Go is the language that made me realize I’m not much of a production quality software engineer.
Normally I would be quite happy riffing with ideas in Ruby or Python, and just running my code and iterating trying to figure out what to do.
When I tried this in Go, every time I wanted to change the shape of my code to try doing things slightly differently I had to do a lot of work to get the code to compile again.
I feel like a professional coder wouldn’t hit that road block because they’d have a better idea what they were doing in the first place.
I have scurried back to Ruby with my amateur tail between my legs, but I hope to try Go again some day and find a style that’s a bit more forgiving of my not-Staff-SWE skills.
I had an initial period where Go felt really difficult, coming from Python. Now I've adapted and I actually feel like refactoring things is easier than it was before coming to Go. Just the fact that arguments and their return values are more strictly defined helps a lot.
This is not that obvious, since many people are resisting it, but if you ever tried to use type annotations in Python, it dramatically improves refactoring (from my experience PyCharm it actually is more reliable than GoLand), you get autocompletion and bug detection.
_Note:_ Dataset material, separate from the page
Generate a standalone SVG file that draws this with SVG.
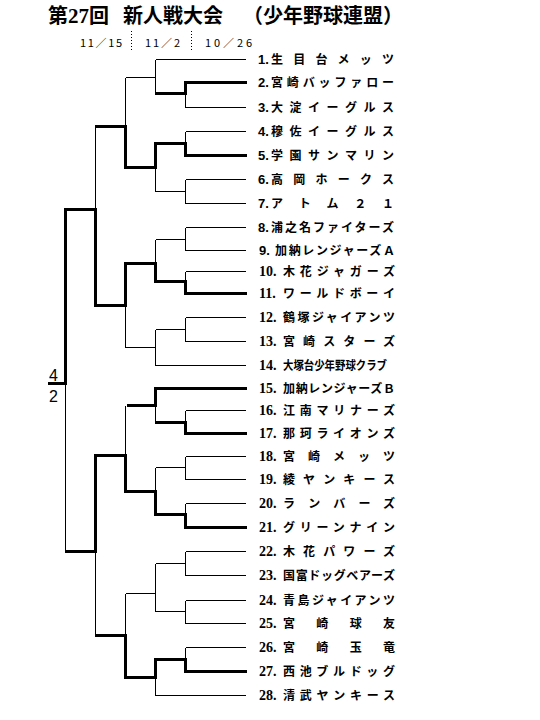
<svg xmlns="http://www.w3.org/2000/svg" width="540" height="720" viewBox="0 0 540 720">
<style>
.thin{fill:none;stroke:#000;stroke-width:1;shape-rendering:crispEdges}
.thick{fill:none;stroke:#000;stroke-width:3;stroke-linecap:square;shape-rendering:crispEdges}
.dot{fill:none;stroke:#000;stroke-width:1;stroke-dasharray:1 2;shape-rendering:crispEdges}
.title{font-family:"Noto Sans CJK JP",sans-serif;font-size:20px;font-weight:bold;fill:#000}
.date{font-family:"Noto Sans CJK JP",sans-serif;font-size:11px;fill:#000}
.n1{font-family:"Liberation Sans",sans-serif;font-size:13px;font-weight:bold;fill:#000}
.n2{font-family:"Liberation Serif",serif;font-size:14px;font-weight:bold;fill:#000}
.nm{font-family:"Noto Sans CJK JP",sans-serif;font-size:12px;font-weight:bold;fill:#000}
.score{font-family:"Liberation Sans",sans-serif;font-size:16px;fill:#000}
</style>
<rect width="540" height="720" fill="#fff"/>
<g id="title">
<text class="title" y="23"><tspan x="48">第</tspan><tspan font-family="Liberation Serif" font-size="21">27</tspan><tspan>回</tspan><tspan x="123">新人戦大会</tspan><tspan x="243">（少年野球連盟）</tspan></text>
</g>
<g id="dates">
<text class="date" x="80" y="47" textLength="42">11／15</text>
<text class="date" x="145" y="47" textLength="35">11／2</text>
<text class="date" x="205" y="47" textLength="47">10／26</text>
<path class="dot" d="M131.5 31V51M191.5 31V51"/>
</g>
<g id="connectors">
<path class="thin" d="M155.5 59.5H246M185.5 107.5H246M185.5 93.5V107.5M155.5 59.5V93.5M125.5 77.5H155.5M125.5 77.5V126.5
M185.5 131.5H246M185.5 131.5V143.5M155.5 167.5V191.5M155.5 191.5H185.5M185.5 179.5H246M185.5 203.5H246M185.5 179.5V203.5
M95.5 126.5V209.5
M185.5 227.5H246M185.5 250.5H246M185.5 227.5V250.5M155.5 239.5H185.5M155.5 239.5V263.5M185.5 271.5H246M185.5 271.5V281.5
M125.5 305.5V347.5M125.5 347.5H155.5M155.5 329.5V365.5M155.5 329.5H185.5M185.5 317.5H246M185.5 341.5H246M185.5 317.5V341.5M155.5 365.5H246
M65.5 383.5V551.5
M155.5 405.5V422.5M185.5 410.5V422.5M185.5 410.5H246M125.5 405.5V455.5M155.5 467.5H185.5M155.5 467.5V491.5M185.5 456.5H246M185.5 479.5H246M185.5 456.5V479.5M185.5 503.5H246M185.5 503.5V514.5
M95.5 551.5V635.5
M185.5 551.5H246M185.5 575.5H246M185.5 551.5V575.5M155.5 563.5H185.5M155.5 563.5V611.5M125.5 593.5H155.5M155.5 611.5H185.5M185.5 600.5H246M185.5 623.5H246M185.5 600.5V623.5M125.5 593.5V635.5M155.5 677.5V695.5M185.5 647.5H246M185.5 647.5V659.5M155.5 695.5H246"/>
<path class="thick" d="M245 82.5H185.5V93.5H156.5"/>
<path class="thick" d="M245 155.5H185.5V143.5H155.5V167.5H125.5V126.5H96.5"/>
<path class="thick" d="M245 293.5H185.5V281.5H155.5V263.5H125.5V305.5H95.5V209.5H65.5V383.5H49"/>
<path class="thick" d="M245 388.5H155.5V405.5H128"/>
<path class="thick" d="M245 433.5H185.5V422.5H156.5"/>
<path class="thick" d="M245 527.5H185.5V514.5H155.5V491.5H125.5V455.5H95.5V551.5H66.5"/>
<path class="thick" d="M245 671.5H185.5V659.5H155.5V677.5H125.5V635.5H96.5"/>
</g>
<g id="score">
<text class="score" x="49" y="381">4</text>
<text class="score" x="49" y="402">2</text>
</g>
<g id="team1"><text class="n1" x="258" y="64">1.</text><text class="nm" x="271" y="64" textLength="123">生目台メッツ</text></g>
<g id="team2"><text class="n1" x="258" y="87">2.</text><text class="nm" x="271" y="87" textLength="123">宮崎バッファロー</text></g>
<g id="team3"><text class="n1" x="258" y="112">3.</text><text class="nm" x="271" y="112" textLength="123">大淀イーグルス</text></g>
<g id="team4"><text class="n1" x="258" y="136">4.</text><text class="nm" x="271" y="136" textLength="123">穆佐イーグルス</text></g>
<g id="team5"><text class="n1" x="258" y="160">5.</text><text class="nm" x="271" y="160" textLength="123">学園サンマリン</text></g>
<g id="team6"><text class="n1" x="258" y="184">6.</text><text class="nm" x="271" y="184" textLength="123">高岡ホークス</text></g>
<g id="team7"><text class="n1" x="258" y="208">7.</text><text class="nm" x="271" y="208" textLength="123">アトム２１</text></g>
<g id="team8"><text class="n1" x="258" y="232">8.</text><text class="nm" x="271" y="232" textLength="123">浦之名ファイターズ</text></g>
<g id="team9"><text class="n1" x="259" y="255">9.</text><text class="nm" x="275" y="255" textLength="120">加納レンジャーズＡ</text></g>
<g id="team10"><text class="n2" x="259" y="276">10.</text><text class="nm" x="283" y="276" textLength="112">木花ジャガーズ</text></g>
<g id="team11"><text class="n2" x="259" y="298">11.</text><text class="nm" x="283" y="298" textLength="112">ワールドボーイ</text></g>
<g id="team12"><text class="n2" x="259" y="322">12.</text><text class="nm" x="283" y="322" textLength="112">鶴塚ジャイアンツ</text></g>
<g id="team13"><text class="n2" x="259" y="346">13.</text><text class="nm" x="283" y="346" textLength="112">宮崎スターズ</text></g>
<g id="team14"><text class="n2" x="259" y="370">14.</text><text class="nm" x="283" y="370" textLength="104" lengthAdjust="spacingAndGlyphs">大塚台少年野球クラブ</text></g>
<g id="team15"><text class="n2" x="259" y="393">15.</text><text class="nm" x="283" y="393" textLength="112">加納レンジャーズＢ</text></g>
<g id="team16"><text class="n2" x="259" y="415">16.</text><text class="nm" x="283" y="415" textLength="112">江南マリナーズ</text></g>
<g id="team17"><text class="n2" x="259" y="438">17.</text><text class="nm" x="283" y="438" textLength="112">那珂ライオンズ</text></g>
<g id="team18"><text class="n2" x="259" y="461">18.</text><text class="nm" x="283" y="461" textLength="112">宮崎メッツ</text></g>
<g id="team19"><text class="n2" x="259" y="484">19.</text><text class="nm" x="283" y="484" textLength="112">綾ヤンキース</text></g>
<g id="team20"><text class="n2" x="259" y="508">20.</text><text class="nm" x="283" y="508" textLength="112">ランバーズ</text></g>
<g id="team21"><text class="n2" x="259" y="532">21.</text><text class="nm" x="283" y="532" textLength="112">グリーンナイン</text></g>
<g id="team22"><text class="n2" x="259" y="556">22.</text><text class="nm" x="283" y="556" textLength="112">木花パワーズ</text></g>
<g id="team23"><text class="n2" x="259" y="580">23.</text><text class="nm" x="283" y="580" textLength="112">国富ドッグベアーズ</text></g>
<g id="team24"><text class="n2" x="259" y="605">24.</text><text class="nm" x="283" y="605" textLength="112">青島ジャイアンツ</text></g>
<g id="team25"><text class="n2" x="259" y="628">25.</text><text class="nm" x="283" y="628" textLength="112">宮崎球友</text></g>
<g id="team26"><text class="n2" x="259" y="652">26.</text><text class="nm" x="283" y="652" textLength="112">宮崎玉竜</text></g>
<g id="team27"><text class="n2" x="259" y="676">27.</text><text class="nm" x="283" y="676" textLength="112">西池ブルドッグ</text></g>
<g id="team28"><text class="n2" x="259" y="700">28.</text><text class="nm" x="283" y="700" textLength="112">清武ヤンキース</text></g>
</svg>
Highly recommend this for large Python projects.
I didn't like type annotations in Python, but I didn't like Go's type system either when I started. I'd be willing to take a second look at types in Python now. But, my real reason for choosing Go was for performance, and it blows our previous solution out of the water. Go isn't perfect but I'm pretty happy with it for right now. I still use Python for a lot of other things though.
Sometimes with the right approach (mapping PostgreSQL calls 1:1) and right tooling (uvloop, Cython) you can write code in Python and still squeeze better performance than in Go[1], but you need to know what you're doing.
If you want to explore types, these resources[2][3] were useful for me.